The 38-year-old dancer, born with Down syndrome, is teaching his first class.

He begins simply and without words. He closes his eyes in meditation for a moment, then raises his chin and marches forward with confidence. He points his toes, landing each step softly. He crosses one foot over the other, sways his hips, feels the music with soft, curved arms. One by one, his students follow.

It's a free workshop at Pearkes Recreation Centre and a modest number of students, with and without disabilities, have come to try it out. If Magnus finds enough interest — and funding — he hopes to be teaching a regular class by fall.

"I think it went good," Magnus said after the workshop on Tuesday. He practised three times in advance, and then just tried to be himself, he said.

Magnus moves with the fluidity of an accomplished dancer, but with spontaneity that reveals his own sense of rhythm.

What does he feel when he dances? He took a few moments to respond.

"Joy." Pause. "Love." Pause. "Happiness."

He has been dancing for more than 20 years and was excited to take on new responsibility as a teacher, said Magnus's dance teacher Anna Haltrecht.

"It has been his passion and his way of interpreting life and what he feels," she said. "Now he wants to give that to other people."

His mother, Ethel, said it was a proud day for her. "It's been a dream that he's had for so long."

Magnus began dancing in his final year of high school, after seeing a poster for modern and ballet classes.

Ethel said Brad gave her a sneak peek of the dance he had been learning, ahead of the performance.

"He started doing these beautiful movements in our living room to Anne Murray's song, You Needed Me. And the lovely part of it was, he got the message through loud and clear that, not only do I need you, Mom, but you need me," she says.

That's how she knew this was really something Brad wanted to do. "Brad seems to have been able to relay messages through songs and dance.
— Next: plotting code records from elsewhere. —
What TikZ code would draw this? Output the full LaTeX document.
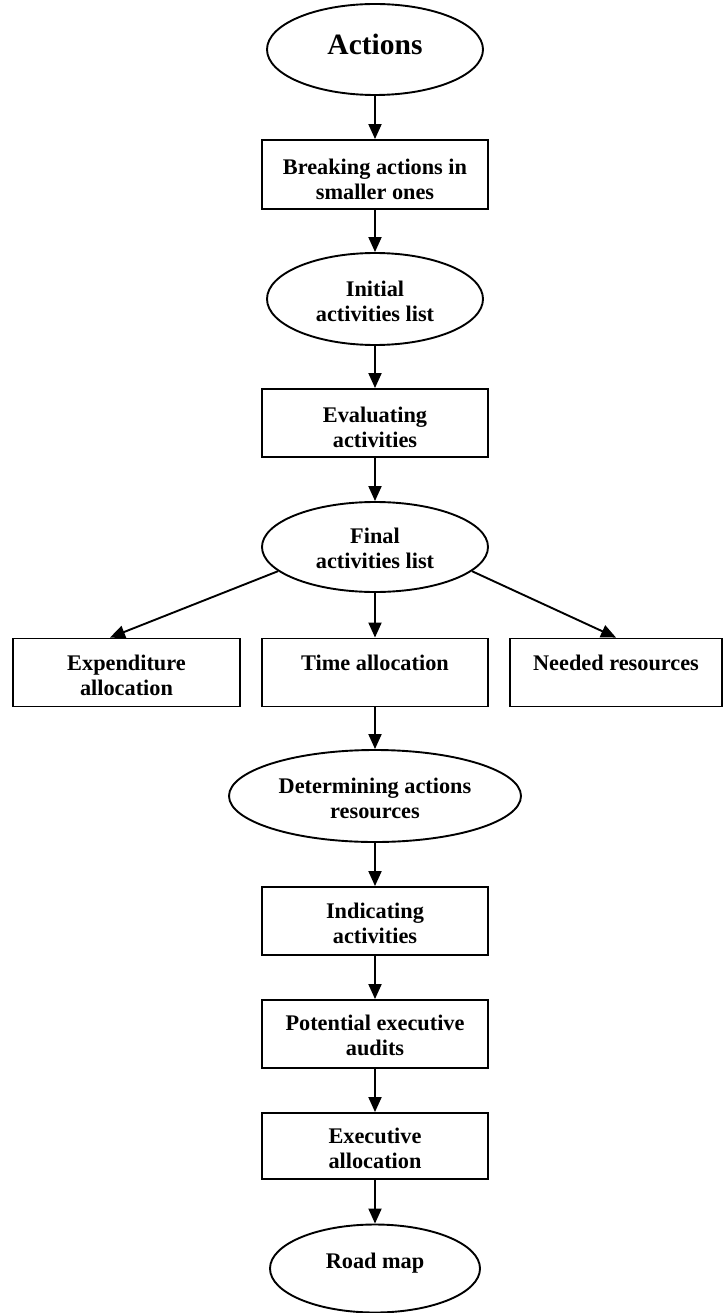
\documentclass[tikz,border=0pt]{standalone}
\usepackage{fontspec}
\setmainfont{Liberation Serif}
\usetikzlibrary{arrows.meta,shapes.geometric}

% text block of a box: first baseline #1 below the top, lines centred
\newcommand{\rectxt}[2][30pt]{\parbox[c][66pt][t]{210pt}{\centering\rule{0pt}{#1}#2}}
% text block of an oval: width #1, first baseline #2 below the top
\newcommand{\elltxt}[3]{\parbox[c][60pt][t]{#1}{\centering\rule{0pt}{#2}#3}}

\begin{document}
\begin{tikzpicture}[x=1pt,y=-1pt,
  every node/.style={font=\fontsize{22.3}{25}\selectfont\bfseries},
  stepbox/.style={draw, rectangle, line width=1.9pt, inner sep=0pt,
    minimum width=226pt, minimum height=68pt},
  oval/.style={draw, ellipse, line width=1.9pt, inner sep=0pt},
  flow/.style={line width=1.9pt, -{Triangle[length=15pt,width=13pt]}}]

\useasboundingbox (0,0) rectangle (724,1313);

% main column
\node[oval, minimum width=216pt, minimum height=91pt,
  font=\fontsize{29.5}{32}\selectfont\bfseries] (act) at (375,49.5)
  {\elltxt{150pt}{35.5pt}{Actions}};
\node[stepbox, minimum height=69pt] (brk) at (375,174.5)
  {\rectxt[33.5pt]{Breaking actions in\\smaller ones}};
\node[oval, minimum width=216pt, minimum height=92pt] (ini) at (375,299)
  {\elltxt{150pt}{28pt}{Initial\\activities list}};
\node[stepbox] (eva) at (375,423)
  {\rectxt[32pt]{Evaluating\\activities}};
\node[oval, minimum width=226pt, minimum height=90pt] (fin) at (375,547)
  {\elltxt{155pt}{26pt}{Final\\activities list}};

% three parallel tasks
\node[stepbox, minimum width=227pt] (exp) at (126.5,672.5)
  {\rectxt[30.5pt]{Expenditure\\allocation}};
\node[stepbox] (tim) at (375,672.5)
  {\rectxt[30.5pt]{Time allocation}};
\node[stepbox, minimum width=212pt] (ned) at (616,672.5)
  {\rectxt[30.5pt]{Needed resources}};

% lower column
\node[oval, minimum width=292pt, minimum height=92pt] (det) at (375,796)
  {\elltxt{200pt}{27pt}{Determining actions\\resources}};
\node[stepbox] (ind) at (375,921)
  {\rectxt[30pt]{Indicating\\activities}};
\node[stepbox] (pot) at (375,1034)
  {\rectxt[29.7pt]{Potential executive\\audits}};
\node[stepbox, minimum height=66pt] (exe) at (375,1146)
  {\rectxt[30pt]{Executive\\allocation}};
\node[oval, minimum width=210pt, minimum height=88pt] (road) at (375,1268.5)
  {\elltxt{140pt}{29.5pt}{Road map}};

% connectors
\draw[flow] (act) -- (brk);
\draw[flow] (brk) -- (ini);
\draw[flow] (ini) -- (eva);
\draw[flow] (eva) -- (fin);
\draw[flow] (fin.194) -- ([xshift=-16.5pt]exp.north);
\draw[flow] (fin) -- (tim);
\draw[flow] (fin.-14) -- (ned.north);
\draw[flow] (tim) -- (det);
\draw[flow] (det) -- (ind);
\draw[flow] (ind) -- (pot);
\draw[flow] (pot) -- (exe);
\draw[flow] (exe) -- (road);
\end{tikzpicture}
\end{document}
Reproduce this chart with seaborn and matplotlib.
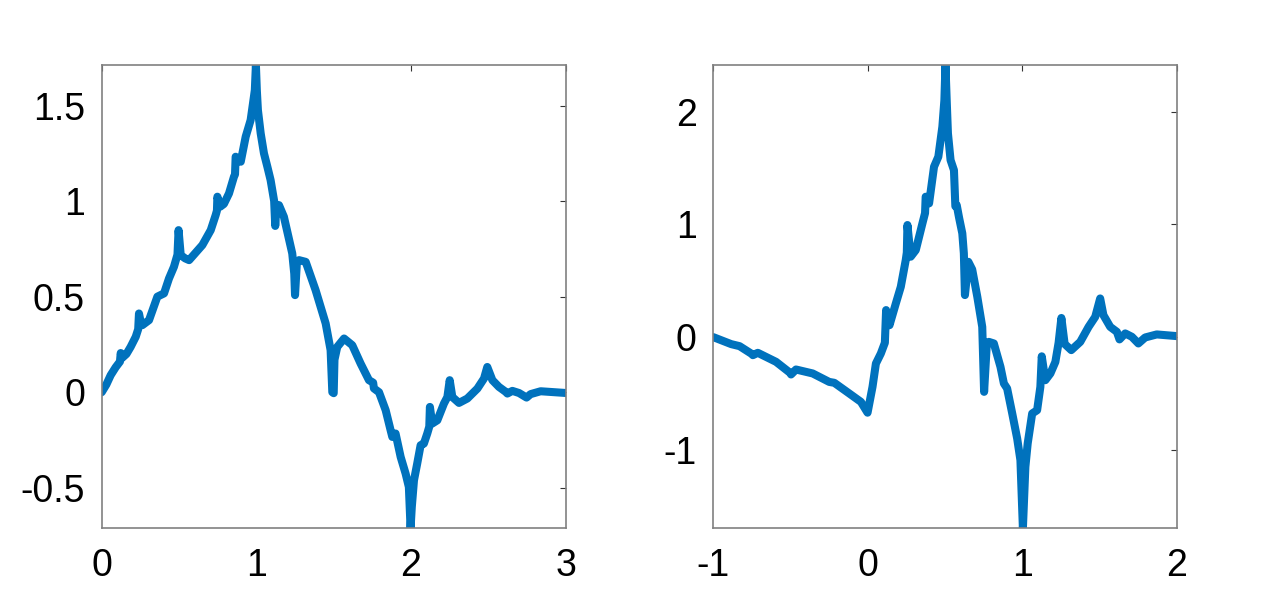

He finds a song that says something important to him, then develops his movement and expression."

Since then, Brad has travelled the world, touching international audiences with his emotional performances — including onlookers at the closing ceremonies of the 1994 Commonwealth Games in Victoria and the opening ceremonies of the 1997 Special Olympics World Games in Toronto.

In Japan, Prince Tomohito, who is considered a deity, crossed a sacred line after one of Brad's performances to embrace him in a hug.

"I did not cross over the line, he did," Brad said. "It felt amazing, to tell you the truth."

The response over the years has been very positive.

"In our travels with Brad, we've been really moved and impressed by how helpful it's been to other people — to understand and see for themselves what someone with Down syndrome, with a disability, can do," Ethel said. "A lot of what he can do has to do with being treated with respect at home and being part of a community."

When Brad was born, Ethel said, attitudes toward people with disabilities were very different than they are now.

She had to fight to take him home, ignoring advice from doctors to institutionalize him, she said.

After many people had told them all the things Brad wouldn't able to do, the family focused on all the things he can do.